Henry’s hope of a son with Anne was short-lived. To his bitter disappointment, that September, she gave birth to a daughter, Princess Elizabeth. The King had been so confident it would be a boy that the word ‘Prince’ on the official announcement had to be hastily amended to ‘Princess’.
Worse was to follow: Henry’s split from the Catholic Church had led to deep divisions, and by early 1535 the country was splintered. Senior members of his court, including the Lord Chancellor Sir Thomas More, refused to recognise him as Head of the Church and were found guilty of treason and executed, their heads rammed on spikes on London Bridge. Many more were imprisoned or executed, and you can still see the messages they left us etched into the walls of the Tower of London.
Anne meanwhile fell pregnant twice more, but both were stillborn. It was the beginning of the end.
On the morning of 2 May 1536, she was at Greenwich Palace watching a game of tennis when she was arrested and taken to the Tower of London. The Queen Henry had turned England on its head to win had failed to deliver, and he was now tired of her. Accused of witchcraft, adultery, and incest, she was executed just 17 days later.
. Portrait of King Henry VIII’s 2nd wife Anne Boleyn at Tower of London by Edouard Cibot. Photo Credit: © Public Domain via Wikimedia Commons.
Within 11 days of Anne’s death, Henry married Jane Seymour, and by early June, she was declared Queen. Rumours of a pregnancy began almost immediately, but it wasn’t until October of the following year that she finally gave birth at Hampton Court Palace. To Henry’s delight, it was a son – after nearly 30 years on the throne, he finally had a legitimate male heir.
But his joy was soon to be overshadowed by tragedy.

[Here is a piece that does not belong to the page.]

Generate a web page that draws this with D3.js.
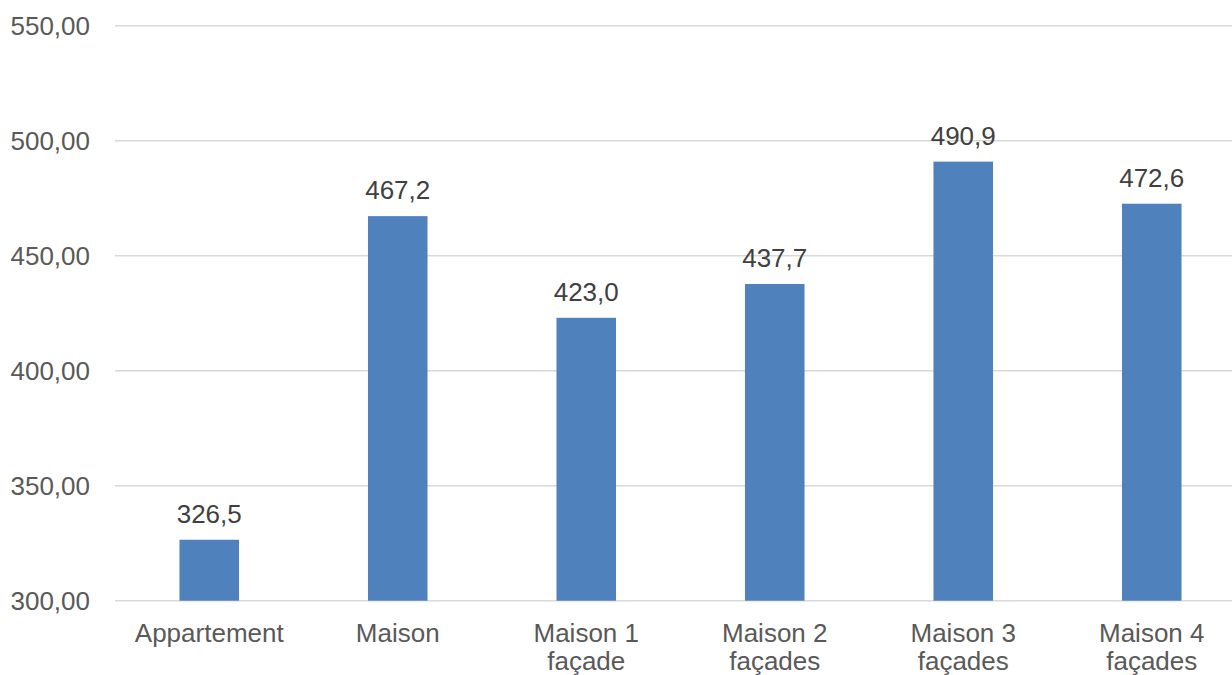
<!DOCTYPE html>
<html>
<head>
<meta charset="utf-8">
<script src="https://cdn.jsdelivr.net/npm/d3@7"></script>
<style>
  html, body { margin: 0; padding: 0; background: #fff; }
  svg { display: block; font-family: "Liberation Sans", Arial, sans-serif; }
</style>
</head>
<body>
<svg id="chart" width="1232" height="675"></svg>
<script>
// Catégories (une ligne par élément du tableau interne)
const categories = [
  ["Appartement"],
  ["Maison"],
  ["Maison 1", "façade"],
  ["Maison 2", "façades"],
  ["Maison 3", "façades"],
  ["Maison 4", "façades"]
];
const values = [326.5, 467.2, 423.0, 437.7, 490.9, 472.6];
const yTicks = [300, 350, 400, 450, 500, 550];

const svg = d3.select("#chart");
const margin = { left: 115, right: 1246, top: 25.7, bottom: 600.7 };
const fontSize = 26;

const x = d3.scaleBand()
  .domain(d3.range(categories.length))
  .range([margin.left, margin.right])
  .paddingInner(0.684)
  .paddingOuter(0.342);

const y = d3.scaleLinear()
  .domain([300, 550])
  .range([margin.bottom, margin.top]);

const fmtTick = v => d3.format(".2f")(v).replace(".", ",");
const fmtVal = v => d3.format(".1f")(v).replace(".", ",");

// Grille horizontale
svg.append("g")
  .selectAll("line")
  .data(yTicks)
  .join("line")
  .attr("x1", margin.left)
  .attr("x2", 1232)
  .attr("y1", d => y(d))
  .attr("y2", d => y(d))
  .attr("stroke", "#d9d9d9")
  .attr("stroke-width", 1.5);

// Axe Y (libellés seulement)
const yAxis = d3.axisLeft(y).tickValues(yTicks).tickFormat(fmtTick).tickSize(0).tickPadding(0);
const gy = svg.append("g")
  .attr("transform", `translate(${90},0)`)
  .call(yAxis);
gy.select(".domain").remove();
gy.selectAll("text")
  .attr("fill", "#595959")
  .attr("font-size", fontSize)
  .attr("font-family", "Liberation Sans, Arial, sans-serif");

// Barres
svg.append("g")
  .selectAll("rect")
  .data(values)
  .join("rect")
  .attr("x", (d, i) => x(i))
  .attr("width", x.bandwidth())
  .attr("y", d => y(d))
  .attr("height", d => y(300) - y(d))
  .attr("fill", "#4f81bd");

// Étiquettes de valeurs
svg.append("g")
  .selectAll("text")
  .data(values)
  .join("text")
  .attr("x", (d, i) => x(i) + x.bandwidth() / 2)
  .attr("y", d => y(d) - 17)
  .attr("text-anchor", "middle")
  .attr("fill", "#404040")
  .attr("font-size", fontSize)
  .text(d => fmtVal(d));

// Libellés des catégories
const cat = svg.append("g")
  .selectAll("text")
  .data(categories)
  .join("text")
  .attr("x", (d, i) => x(i) + x.bandwidth() / 2)
  .attr("y", 641.5)
  .attr("text-anchor", "middle")
  .attr("fill", "#595959")
  .attr("font-size", fontSize);
cat.selectAll("tspan")
  .data((d, i) => d.map(t => ({ t, i })))
  .join("tspan")
  .attr("x", d => x(d.i) + x.bandwidth() / 2)
  .attr("dy", (d, j) => j === 0 ? 0 : 28)
  .text(d => d.t);
</script>
</body>
</html>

Within days of Edward’s christening, the Chapel Royal at Hampton Court was being draped with black cloth so that the body of Jane Seymour could be laid there following her death. Less than two weeks after giving birth, she had yielded to postnatal complications.
She was the only one of Henry’s wives to receive a Queen’s funeral. At St George’s Chapel, Windsor, 29 mourners followed her coffin – one for every year of her life.
Heartbroken by her loss, he mourned for nearly two years. But the young Edward was not a strong child, and Henry’s advisers encouraged him to reach an alliance with Germany, the leading Protestant nation in Europe.
Henry agreed and, having seen her portrait, gave his word that he would marry Anne of Cleves, a daughter of the powerful Duke of Cleves. In the winter of 1539, the 24-year-old arrived in England, but when Henry set eyes on her, he was appalled. He insisted his ministers get him out of the marriage, but unable to do so, the marriage went ahead in January 1540. However, it was never consummated, and Anne of Cleves was never crowned Queen. Wisely, she gave her consent to an annulment and received a generous settlement from the King.
Of all the wives, she fared the best, outliving the rest and surviving to see the coronation of Queen Mary I. She is the only one to be buried in Westminster Abbey.
Anne’s diplomatic sidestep left the way open for a young flirtatious girl who had caught Henry’s eye, and this time he didn’t hesitate. Just three weeks after ending his marriage to Anne of Cleves, Henry married Catherine Howard. Her short life is one of the most tragic stories of Henry’s reign.
Catherine was just 19 when she became his fifth wife. By this time, he was in his late forties, massively overweight, and a deeply unpleasant man.
In the spring of 1541, the King fell seriously ill with a fever, and Catherine was sent away from court. Taking a huge risk, she started a relationship with one of Henry’s closest friends.
After just 17 months of marriage, her secret was discovered, and she was arrested for adultery.
On a cold February day in 1542, she was taken by barge along the River Thames to be executed at the Tower of London. Her reign as Queen was brief – less than 18 months.
After the failure of his fifth marriage, Henry married for the sixth and final time in 1543. This time he was determined not to be humiliated and chose Katherine Parr, 31 years old and twice widowed. She was a good fit for Henry – she nursed him, got on well with his children and was interested in the theological debates of the court, though her reformist ideas came perilously close to getting her accused of heresy. However, she survived the accusations and ultimately survived the King.
Portrait of King Henry VIII’s 6th wife Katherine Parr. Photo Credit: © Public Domain via Wikimedia Commons.
In the winter of 1546, Henry’s health began to fail, and he died at Whitehall Palace in the early hours of 28 January 1547. He chose to be buried alongside Jane Seymour at Windsor Castle.
After Henry’s death, Katherine married Thomas Seymour but died in childbirth the following year.
The story of Henry VIII and his six wives is one of the most dramatic in our history. Much of it played out in London, where you can still trace their lives. At the Tower of London, you can experience where Anne Boleyn and Catherine Howard spent their final hours, at Westminster Abbey, you’ll find the grave of Anne of Cleves; and at Hampton Court, you can see where Jane Seymour lost her life and where Henry married Katherine Parr. A tour with a Blue Badge Tourist Guide will bring these places and stories to life.
It’s ironic that whilst Henry moved heaven and earth to get a son, it was his youngest daughter Elizabeth who, as Queen Elizabeth I, went on to be one of the greatest monarchs this country has ever known. When she died, Henry’s hopes of a long Tudor dynasty died with her.